Record excerpts:
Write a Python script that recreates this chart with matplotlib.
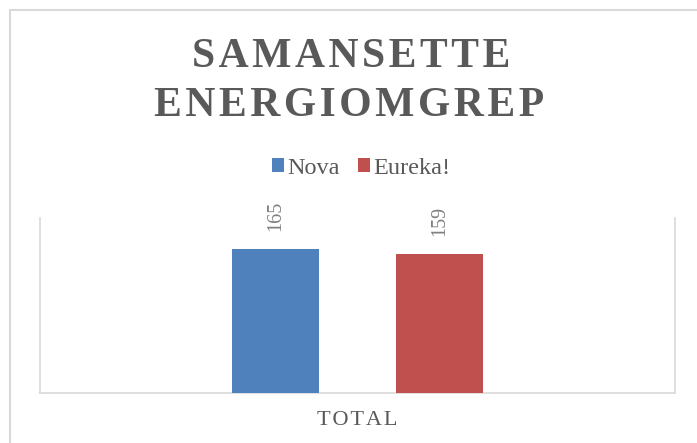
import matplotlib
matplotlib.use("Agg")
import matplotlib.pyplot as plt
from matplotlib.patches import Rectangle

categories = ["TOTAL"]
series_names = ["Nova", "Eureka!"]
series_values = [[165], [159]]
colors = ["#4F81BD", "#C0504D"]
title_lines = ["SAMANSETTE", "ENERGIOMGREP"]

W, H = 697, 443
fig = plt.figure(figsize=(W / 100, H / 100), dpi=100)
plt.rcParams["font.family"] = ["Liberation Serif", "DejaVu Serif"]

HS = "\u200a"

def spaced(s, sep=HS):
    return sep.join(list(s))

# chart border
fig.patches.append(Rectangle((10 / W, -0.1), 1.2, 1 - 10 / H + 0.1, transform=fig.transFigure,
                             fill=False, edgecolor="#d9d9d9", linewidth=1.5))

ax = fig.add_axes([40 / W, 1 - 393 / H, 635 / W, 175 / H])
ax.set_xlim(-0.5, 0.5)
ax.set_ylim(0, 200)

width = 0.137
offsets = [-0.129, 0.129]
for i, (name, vals) in enumerate(zip(series_names, series_values)):
    xs = [j + offsets[i] for j in range(len(categories))]
    bars = ax.bar(xs, vals, width=width, color=colors[i], label=name, zorder=3)
    for b, v in zip(bars, vals):
        ax.annotate(str(v), (b.get_x() + b.get_width() / 2, v), xytext=(0, 13), textcoords="offset points",
                    rotation=90, ha="center", va="bottom", fontsize=14.5, color="#808080")

for s in ["top"]:
    ax.spines[s].set_visible(False)
for s in ["left", "right", "bottom"]:
    ax.spines[s].set_color("#d9d9d9")
    ax.spines[s].set_linewidth(1.2)
ax.set_yticks([])
ax.set_xticks(range(len(categories)))
ax.set_xticklabels([spaced(c) for c in categories], fontsize=16, color="#595959")
ax.tick_params(axis="x", length=0, pad=13)

fig.text(0.5 + 3 / W, 1 - 67 / H, spaced(title_lines[0]), ha="center", va="baseline", fontsize=30,
         fontweight="bold", color="#595959")
fig.text(0.5 + 1 / W, 1 - 116.5 / H, spaced(title_lines[1]), ha="center", va="baseline", fontsize=30,
         fontweight="bold", color="#595959")

leg = fig.legend(loc="center", bbox_to_anchor=(361 / W, 1 - 168 / H), ncol=2, frameon=False,
                 fontsize=17.5, handlelength=0.5, handleheight=0.5, handletextpad=0.12,
                 columnspacing=0.75, labelcolor="#595959", borderpad=0)

fig.savefig("out.png", dpi=100, facecolor="white")
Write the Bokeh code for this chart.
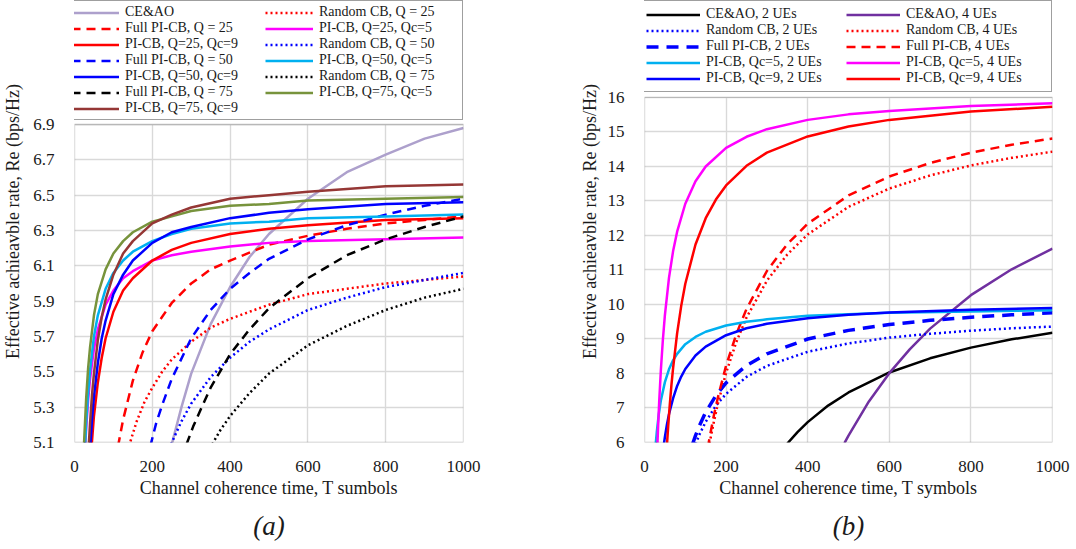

Directions: Leave the pictures out and please restate exactly the lines running from the start of the material through the one with "ax.set_ylim(0, 200)".

Result for this task:
Write a Python script that recreates this chart with matplotlib.
import matplotlib
matplotlib.use("Agg")
import matplotlib.pyplot as plt
from matplotlib.patches import Rectangle

categories = ["TOTAL"]
series_names = ["Nova", "Eureka!"]
series_values = [[165], [159]]
colors = ["#4F81BD", "#C0504D"]
title_lines = ["SAMANSETTE", "ENERGIOMGREP"]

W, H = 697, 443
fig = plt.figure(figsize=(W / 100, H / 100), dpi=100)
plt.rcParams["font.family"] = ["Liberation Serif", "DejaVu Serif"]

HS = "\u200a"

def spaced(s, sep=HS):
    return sep.join(list(s))

# chart border
fig.patches.append(Rectangle((10 / W, -0.1), 1.2, 1 - 10 / H + 0.1, transform=fig.transFigure,
                             fill=False, edgecolor="#d9d9d9", linewidth=1.5))

ax = fig.add_axes([40 / W, 1 - 393 / H, 635 / W, 175 / H])
ax.set_xlim(-0.5, 0.5)
ax.set_ylim(0, 200)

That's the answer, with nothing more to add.